Thinking systematically
One characteristic of the MEngM program is its focus on systems theory, an area of intellectual inquiry with deep roots at MIT. Systems thinking emphasizes the often nonlinear relationships among different components of a business or society; in manufacturing, a small glitch in a factory can cascade into a large problem for a business.
“Unless your job is controlling one machine, you need to think of a manufacturing enterprise as a complete system at work — whether it’s the system of logistics in the supply chain or in a factory — that lets a product ends up in the hands of the customer,” Anthony says. “And if you haven’t been exposed to systems, you can’t wrap your head around them.”
The MEngM program also includes courses on management issues, product design, and a seminar in which faculty and visiting business leaders discuss key topics with students.
The group project is then the basis for each student’s master’s thesis; Anthony works with companies to develop group projects that are timely for those manufacturers, satisfy the intellectual goals of the program and address the professional aims of students. Companies that have opened up their workplaces to MIT students in the recent past include Daktari, the energy-technology firm Schlumberger, the materials-testing firm Instron and the health-care manufacturer Medtronic.
The group project “helped a lot,” says Sivesh Selvakumar MEngM ’10, especially in terms of “how engineering is practiced in the workplace and how different deadlines and responsibilities are when you’re in a company.” Selvakumar, who now works for St. Jude Medical, Inc., in California, helping to produce pacemakers, also says he benefited from the “breadth of material” in the MEngM courses, “ranging from the nitty-gritty of manufacturing technology, systems and control” to the business side of the industry.
Selvakumar comes from a “family of engineers,” as he puts it, in a small town in southern India. As an undergraduate, he recounts, “the interaction between product design and manufacturing began to interest me more.” Before long, Selvakumar had begun to focus on manufacturing more specifically, and found the MEngM program a logical place for his graduate studies.
The medical-devices field, where he works, is one common destination for MEngM alumni, although among the 150 graduates of the MEngM program since 2006, the most common employers so far have been Apple, Hewlett-Packard, Schlumberger and Proctor & Gamble.
MEngM students such as Selvakumar seem increasingly interested in the problems of turning creative industrial designs into mass-market consumer goods. As Anthony puts it, these students are “interested in product realization, understanding how to take a design and have it be manufactured and make money.”

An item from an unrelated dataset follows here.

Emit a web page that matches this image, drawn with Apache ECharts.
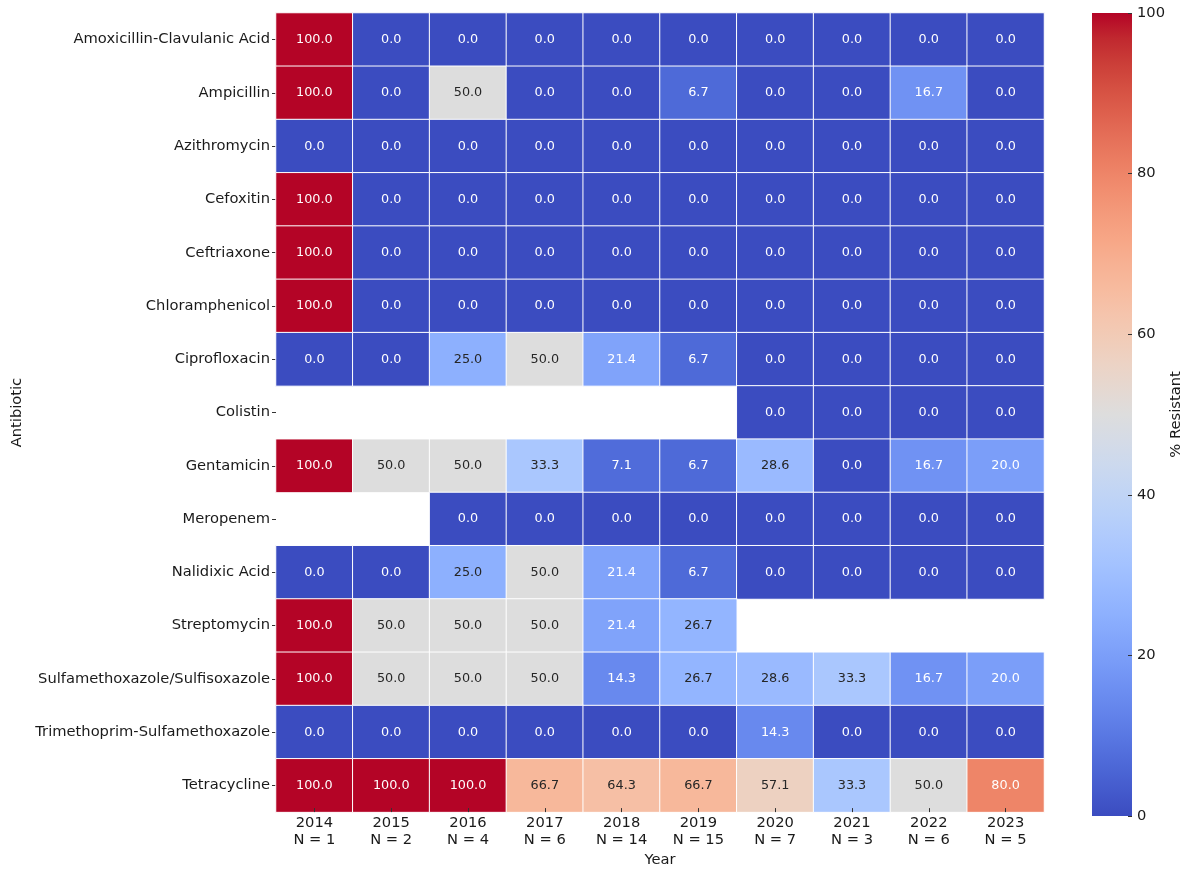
<!DOCTYPE html>
<html>
<head>
<meta charset="utf-8">
<script src="https://cdn.jsdelivr.net/npm/echarts@6/dist/echarts.min.js"></script>
<style>
  html, body { margin: 0; padding: 0; background: #fff; }
  #chart { width: 1185px; height: 873px; }
</style>
</head>
<body>
<div id="chart"></div>
<script>
// Sampling years and isolate counts per year
const years = ['2014', '2015', '2016', '2017', '2018', '2019', '2020', '2021', '2022', '2023'];
const isolateCounts = [1, 2, 4, 6, 14, 15, 7, 3, 6, 5];

// Antibiotics, top to bottom
const antibiotics = [
  'Amoxicillin-Clavulanic Acid', 'Ampicillin', 'Azithromycin', 'Cefoxitin', 'Ceftriaxone',
  'Chloramphenicol', 'Ciprofloxacin', 'Colistin', 'Gentamicin', 'Meropenem',
  'Nalidixic Acid', 'Streptomycin', 'Sulfamethoxazole/Sulfisoxazole',
  'Trimethoprim-Sulfamethoxazole', 'Tetracycline'
];

// % resistant per antibiotic (rows) and year (columns); null = not tested
const pctResistant = [
  [100, 0, 0, 0, 0, 0, 0, 0, 0, 0],
  [100, 0, 50, 0, 0, 6.7, 0, 0, 16.7, 0],
  [0, 0, 0, 0, 0, 0, 0, 0, 0, 0],
  [100, 0, 0, 0, 0, 0, 0, 0, 0, 0],
  [100, 0, 0, 0, 0, 0, 0, 0, 0, 0],
  [100, 0, 0, 0, 0, 0, 0, 0, 0, 0],
  [0, 0, 25, 50, 21.4, 6.7, 0, 0, 0, 0],
  [null, null, null, null, null, null, 0, 0, 0, 0],
  [100, 50, 50, 33.3, 7.1, 6.7, 28.6, 0, 16.7, 20],
  [null, null, 0, 0, 0, 0, 0, 0, 0, 0],
  [0, 0, 25, 50, 21.4, 6.7, 0, 0, 0, 0],
  [100, 50, 50, 50, 21.4, 26.7, null, null, null, null],
  [100, 50, 50, 50, 14.3, 26.7, 28.6, 33.3, 16.7, 20],
  [0, 0, 0, 0, 0, 0, 14.3, 0, 0, 0],
  [100, 100, 100, 66.7, 64.3, 66.7, 57.1, 33.3, 50, 80]
];

// Colour scale range and colorbar ticks
const scaleMin = 0;
const scaleMax = 100;
const colorbarStep = 20;

// Diverging blue-grey-red ("coolwarm") palette, evenly spaced from low to high
const coolwarm = [
  [59, 76, 192], [68, 90, 204], [77, 104, 215], [87, 117, 225], [98, 130, 234],
  [108, 142, 241], [119, 154, 247], [130, 165, 251], [141, 176, 254], [152, 185, 255],
  [163, 194, 255], [174, 201, 253], [184, 208, 249], [194, 213, 244], [204, 217, 238],
  [213, 219, 230], [221, 221, 221], [229, 216, 209], [236, 211, 197], [241, 204, 184],
  [245, 196, 172], [247, 187, 159], [247, 177, 147], [247, 166, 134], [244, 154, 123],
  [241, 141, 111], [236, 127, 99], [229, 112, 89], [222, 96, 77], [213, 80, 66],
  [203, 62, 56], [192, 40, 47], [180, 4, 38]
];
const rgb = c => 'rgb(' + c.join(',') + ')';

function colourAt(v) {
  const t = Math.min(1, Math.max(0, (v - scaleMin) / (scaleMax - scaleMin)));
  const n = coolwarm.length - 1;
  const p = t * n;
  const i = Math.min(n - 1, Math.floor(p));
  const f = p - i;
  return coolwarm[i].map((a, k) => a + (coolwarm[i + 1][k] - a) * f);
}

// Light text on dark cells, dark text on light cells
function textColour(v) {
  const lin = colourAt(v).map(c => {
    const s = c / 255;
    return s <= 0.03928 ? s / 12.92 : Math.pow((s + 0.055) / 1.055, 2.4);
  });
  const lum = 0.2126 * lin[0] + 0.7152 * lin[1] + 0.0722 * lin[2];
  return lum > 0.408 ? '#262626' : '#ffffff';
}

const cells = [];
pctResistant.forEach((row, r) => {
  row.forEach((v, c) => {
    if (v === null) return;
    cells.push({ value: [c, r, v], label: { color: textColour(v) } });
  });
});

const yearLabels = years.map((y, i) => y + '\nN = ' + isolateCounts[i]);

const FONT = 'DejaVu Sans';
const AXIS_TEXT = '#1a1a1a';
const axisFont = 14.7;

const barStops = coolwarm.map((c, i) => ({
  offset: 1 - i / (coolwarm.length - 1),
  color: rgb(c)
})).reverse();

const chart = echarts.init(document.getElementById('chart'), null, { renderer: 'canvas' });

chart.setOption({
  backgroundColor: '#ffffff',
  animation: false,
  textStyle: { fontFamily: FONT },
  grid: [
    { left: 276, right: 141, top: 13, bottom: 57 },
    { left: 1092, width: 40, top: 13, bottom: 57 }
  ],
  xAxis: [
    {
      type: 'category',
      gridIndex: 0,
      z: 5,
      data: yearLabels,
      name: 'Year',
      nameLocation: 'middle',
      nameGap: 39,
      nameTextStyle: { fontFamily: FONT, fontSize: axisFont, color: AXIS_TEXT },
      axisLine: { show: false },
      axisTick: { show: true, inside: true, alignWithLabel: true, length: 4, lineStyle: { color: '#333' } },
      axisLabel: { fontFamily: FONT, fontSize: axisFont, color: AXIS_TEXT, margin: 3, lineHeight: 16.5 },
      splitLine: { show: false }
    },
    {
      type: 'category',
      gridIndex: 1,
      data: [''],
      show: false
    }
  ],
  yAxis: [
    {
      type: 'category',
      gridIndex: 0,
      data: antibiotics,
      inverse: true,
      name: 'Antibiotic',
      nameLocation: 'middle',
      nameGap: 246,
      nameRotate: 90,
      nameTextStyle: { fontFamily: FONT, fontSize: axisFont, color: AXIS_TEXT },
      axisLine: { show: false },
      axisTick: { show: true, alignWithLabel: true, length: 4, lineStyle: { color: '#333' } },
      axisLabel: { fontFamily: FONT, fontSize: axisFont, color: AXIS_TEXT, margin: 6 },
      splitLine: { show: false }
    },
    {
      type: 'value',
      gridIndex: 1,
      z: 5,
      position: 'right',
      min: scaleMin,
      max: scaleMax,
      interval: colorbarStep,
      name: '% Resistant',
      nameLocation: 'middle',
      nameGap: 32,
      nameRotate: 90,
      nameTextStyle: { fontFamily: FONT, fontSize: axisFont, color: AXIS_TEXT },
      axisLine: { show: false },
      axisTick: { show: true, inside: true, length: 4, lineStyle: { color: '#333' } },
      axisLabel: { fontFamily: FONT, fontSize: axisFont, color: AXIS_TEXT, margin: 5 },
      splitLine: { show: false }
    }
  ],
  visualMap: {
    type: 'continuous',
    show: false,
    seriesIndex: 0,
    dimension: 2,
    min: scaleMin,
    max: scaleMax,
    inRange: { color: coolwarm.map(rgb) }
  },
  series: [
    {
      type: 'heatmap',
      xAxisIndex: 0,
      yAxisIndex: 0,
      data: cells,
      itemStyle: { borderColor: '#ffffff', borderWidth: 1 },
      label: {
        show: true,
        fontFamily: FONT,
        fontSize: 12.8,
        formatter: p => p.value[2].toFixed(1)
      },
      emphasis: { disabled: true }
    },
    {
      // colorbar
      type: 'bar',
      xAxisIndex: 1,
      yAxisIndex: 1,
      data: [scaleMax],
      barWidth: '100%',
      silent: true,
      itemStyle: {
        color: { type: 'linear', x: 0, y: 0, x2: 0, y2: 1, colorStops: barStops }
      }
    }
  ]
});
</script>
</body>
</html>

Other graduates of the MEngM program have gone on to pursue further graduate work, including PhDs in engineering and systems theory. There is not one definitive post-graduation track for students, although virtually all MEngM graduates take seriously the idea that developing new forms of manufacturing is a key part of creating global economic growth in the decades ahead.
“They’re aware before they leave here that this is an issue of importance to every nation,” Hardt says.
Plenty of uncertainty surrounds the long-term global future of manufacturing. For now, in any case, the firms that have worked with the MEngM program say they certainly would like to keep their doors open to its students.
“We’ll stay with it for as long as they’ll keep having us as a partner,” Rodriguez says.